> [AIM]:
Please output every line of the material as it stands, without the pictures.

---------- MATERIAL PROVIDED ----------

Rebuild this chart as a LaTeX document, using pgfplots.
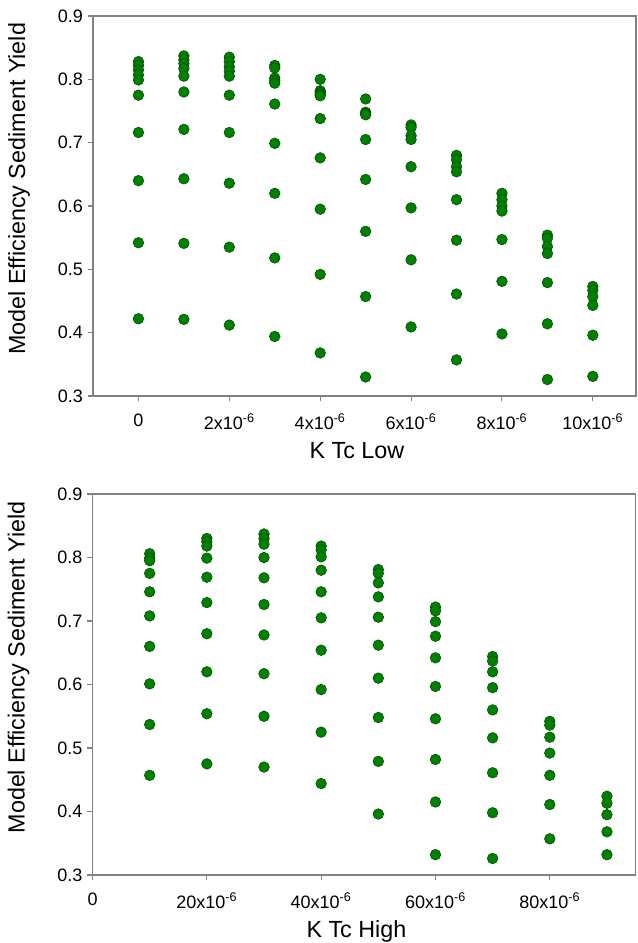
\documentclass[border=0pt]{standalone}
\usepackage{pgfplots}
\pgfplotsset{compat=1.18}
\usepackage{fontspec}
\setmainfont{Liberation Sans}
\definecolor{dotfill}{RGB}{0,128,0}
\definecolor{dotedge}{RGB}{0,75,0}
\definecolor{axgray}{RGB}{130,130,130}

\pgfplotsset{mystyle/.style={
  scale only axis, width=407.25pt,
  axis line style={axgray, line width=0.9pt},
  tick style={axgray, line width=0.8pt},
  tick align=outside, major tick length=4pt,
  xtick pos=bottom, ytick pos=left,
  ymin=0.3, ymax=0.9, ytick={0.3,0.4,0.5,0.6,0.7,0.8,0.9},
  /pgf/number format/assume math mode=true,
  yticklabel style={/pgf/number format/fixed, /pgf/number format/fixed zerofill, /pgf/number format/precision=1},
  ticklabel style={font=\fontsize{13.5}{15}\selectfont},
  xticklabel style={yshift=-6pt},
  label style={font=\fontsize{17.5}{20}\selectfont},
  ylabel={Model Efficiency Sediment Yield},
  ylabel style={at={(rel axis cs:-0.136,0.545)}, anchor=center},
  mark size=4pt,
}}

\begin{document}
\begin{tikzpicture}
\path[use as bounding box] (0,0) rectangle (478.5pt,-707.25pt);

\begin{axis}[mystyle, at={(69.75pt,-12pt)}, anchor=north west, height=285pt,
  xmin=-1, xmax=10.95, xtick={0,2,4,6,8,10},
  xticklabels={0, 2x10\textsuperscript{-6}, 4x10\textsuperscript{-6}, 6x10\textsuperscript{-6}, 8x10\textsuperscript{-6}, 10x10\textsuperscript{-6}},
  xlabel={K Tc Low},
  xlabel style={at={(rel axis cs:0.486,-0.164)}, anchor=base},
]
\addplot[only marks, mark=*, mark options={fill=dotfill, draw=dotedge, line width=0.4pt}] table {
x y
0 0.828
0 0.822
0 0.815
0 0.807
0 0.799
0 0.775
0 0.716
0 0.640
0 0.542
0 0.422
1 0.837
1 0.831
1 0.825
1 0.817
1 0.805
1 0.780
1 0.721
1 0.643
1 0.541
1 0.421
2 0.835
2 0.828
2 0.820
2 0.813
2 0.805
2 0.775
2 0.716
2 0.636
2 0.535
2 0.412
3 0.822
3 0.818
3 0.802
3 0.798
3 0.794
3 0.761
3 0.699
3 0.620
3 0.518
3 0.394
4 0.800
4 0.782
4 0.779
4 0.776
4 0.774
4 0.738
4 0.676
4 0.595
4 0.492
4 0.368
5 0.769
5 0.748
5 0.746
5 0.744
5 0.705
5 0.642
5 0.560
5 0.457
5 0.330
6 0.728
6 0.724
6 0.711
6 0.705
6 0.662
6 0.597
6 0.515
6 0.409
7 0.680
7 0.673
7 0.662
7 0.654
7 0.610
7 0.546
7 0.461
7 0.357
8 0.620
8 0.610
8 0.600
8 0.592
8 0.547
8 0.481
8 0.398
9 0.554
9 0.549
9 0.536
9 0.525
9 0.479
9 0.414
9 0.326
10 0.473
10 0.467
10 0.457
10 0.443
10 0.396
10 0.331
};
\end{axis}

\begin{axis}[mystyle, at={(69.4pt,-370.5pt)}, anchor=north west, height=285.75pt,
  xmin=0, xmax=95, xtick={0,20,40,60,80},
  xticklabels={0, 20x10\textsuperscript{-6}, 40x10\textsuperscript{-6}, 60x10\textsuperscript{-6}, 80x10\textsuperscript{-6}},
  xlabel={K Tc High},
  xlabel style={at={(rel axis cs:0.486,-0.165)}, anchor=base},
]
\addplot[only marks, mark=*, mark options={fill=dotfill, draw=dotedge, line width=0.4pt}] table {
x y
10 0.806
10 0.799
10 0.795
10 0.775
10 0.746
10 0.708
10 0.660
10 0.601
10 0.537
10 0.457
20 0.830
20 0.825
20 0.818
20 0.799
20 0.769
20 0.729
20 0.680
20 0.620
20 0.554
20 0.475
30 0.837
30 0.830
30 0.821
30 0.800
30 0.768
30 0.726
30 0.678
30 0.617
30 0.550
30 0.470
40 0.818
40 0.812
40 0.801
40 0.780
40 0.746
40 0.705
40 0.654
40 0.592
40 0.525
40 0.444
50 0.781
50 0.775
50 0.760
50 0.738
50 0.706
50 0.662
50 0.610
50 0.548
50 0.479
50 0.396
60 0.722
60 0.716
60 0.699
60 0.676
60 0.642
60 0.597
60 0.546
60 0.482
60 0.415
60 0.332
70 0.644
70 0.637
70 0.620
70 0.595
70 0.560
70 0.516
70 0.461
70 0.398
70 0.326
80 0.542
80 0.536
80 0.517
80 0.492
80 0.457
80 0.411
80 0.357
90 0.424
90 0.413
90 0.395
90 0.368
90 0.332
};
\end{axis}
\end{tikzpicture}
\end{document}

----------

> [RESPONSE TO THIS TASK]:
Rebuild this chart as a LaTeX document, using pgfplots.
\documentclass[border=0pt]{standalone}
\usepackage{pgfplots}
\pgfplotsset{compat=1.18}
\usepackage{fontspec}
\setmainfont{Liberation Sans}
\definecolor{dotfill}{RGB}{0,128,0}
\definecolor{dotedge}{RGB}{0,75,0}
\definecolor{axgray}{RGB}{130,130,130}

\pgfplotsset{mystyle/.style={
  scale only axis, width=407.25pt,
  axis line style={axgray, line width=0.9pt},
  tick style={axgray, line width=0.8pt},
  tick align=outside, major tick length=4pt,
  xtick pos=bottom, ytick pos=left,
  ymin=0.3, ymax=0.9, ytick={0.3,0.4,0.5,0.6,0.7,0.8,0.9},
  /pgf/number format/assume math mode=true,
  yticklabel style={/pgf/number format/fixed, /pgf/number format/fixed zerofill, /pgf/number format/precision=1},
  ticklabel style={font=\fontsize{13.5}{15}\selectfont},
  xticklabel style={yshift=-6pt},
  label style={font=\fontsize{17.5}{20}\selectfont},
  ylabel={Model Efficiency Sediment Yield},
  ylabel style={at={(rel axis cs:-0.136,0.545)}, anchor=center},
  mark size=4pt,
}}

\begin{document}
\begin{tikzpicture}
\path[use as bounding box] (0,0) rectangle (478.5pt,-707.25pt);

\begin{axis}[mystyle, at={(69.75pt,-12pt)}, anchor=north west, height=285pt,
  xmin=-1, xmax=10.95, xtick={0,2,4,6,8,10},
  xticklabels={0, 2x10\textsuperscript{-6}, 4x10\textsuperscript{-6}, 6x10\textsuperscript{-6}, 8x10\textsuperscript{-6}, 10x10\textsuperscript{-6}},
  xlabel={K Tc Low},
  xlabel style={at={(rel axis cs:0.486,-0.164)}, anchor=base},
]
\addplot[only marks, mark=*, mark options={fill=dotfill, draw=dotedge, line width=0.4pt}] table {
x y
0 0.828
0 0.822
0 0.815
0 0.807
0 0.799
0 0.775
0 0.716
0 0.640
0 0.542
0 0.422
1 0.837
1 0.831
1 0.825
1 0.817
1 0.805
1 0.780
1 0.721
1 0.643
1 0.541
1 0.421
2 0.835
2 0.828
2 0.820
2 0.813
2 0.805
2 0.775
2 0.716
2 0.636
2 0.535
2 0.412
3 0.822
3 0.818
3 0.802
3 0.798
3 0.794
3 0.761
3 0.699
3 0.620
3 0.518
3 0.394
4 0.800
4 0.782
4 0.779
4 0.776
4 0.774
4 0.738
4 0.676
4 0.595
4 0.492
4 0.368
5 0.769
5 0.748
5 0.746
5 0.744
5 0.705
5 0.642
5 0.560
5 0.457
5 0.330
6 0.728
6 0.724
6 0.711
6 0.705
6 0.662
6 0.597
6 0.515
6 0.409
7 0.680
7 0.673
7 0.662
7 0.654
7 0.610
7 0.546
7 0.461
7 0.357
8 0.620
8 0.610
8 0.600
8 0.592
8 0.547
8 0.481
8 0.398
9 0.554
9 0.549
9 0.536
9 0.525
9 0.479
9 0.414
9 0.326
10 0.473
10 0.467
10 0.457
10 0.443
10 0.396
10 0.331
};
\end{axis}

\begin{axis}[mystyle, at={(69.4pt,-370.5pt)}, anchor=north west, height=285.75pt,
  xmin=0, xmax=95, xtick={0,20,40,60,80},
  xticklabels={0, 20x10\textsuperscript{-6}, 40x10\textsuperscript{-6}, 60x10\textsuperscript{-6}, 80x10\textsuperscript{-6}},
  xlabel={K Tc High},
  xlabel style={at={(rel axis cs:0.486,-0.165)}, anchor=base},
]
\addplot[only marks, mark=*, mark options={fill=dotfill, draw=dotedge, line width=0.4pt}] table {
x y
10 0.806
10 0.799
10 0.795
10 0.775
10 0.746
10 0.708
10 0.660
10 0.601
10 0.537
10 0.457
20 0.830
20 0.825
20 0.818
20 0.799
20 0.769
20 0.729
20 0.680
20 0.620
20 0.554
20 0.475
30 0.837
30 0.830
30 0.821
30 0.800
30 0.768
30 0.726
30 0.678
30 0.617
30 0.550
30 0.470
40 0.818
40 0.812
40 0.801
40 0.780
40 0.746
40 0.705
40 0.654
40 0.592
40 0.525
40 0.444
50 0.781
50 0.775
50 0.760
50 0.738
50 0.706
50 0.662
50 0.610
50 0.548
50 0.479
50 0.396
60 0.722
60 0.716
60 0.699
60 0.676
60 0.642
60 0.597
60 0.546
60 0.482
60 0.415
60 0.332
70 0.644
70 0.637
70 0.620
70 0.595
70 0.560
70 0.516
70 0.461
70 0.398
70 0.326
80 0.542
80 0.536
80 0.517
80 0.492
80 0.457
80 0.411
80 0.357
90 0.424
90 0.413
90 0.395
90 0.368
90 0.332
};
\end{axis}
\end{tikzpicture}
\end{document}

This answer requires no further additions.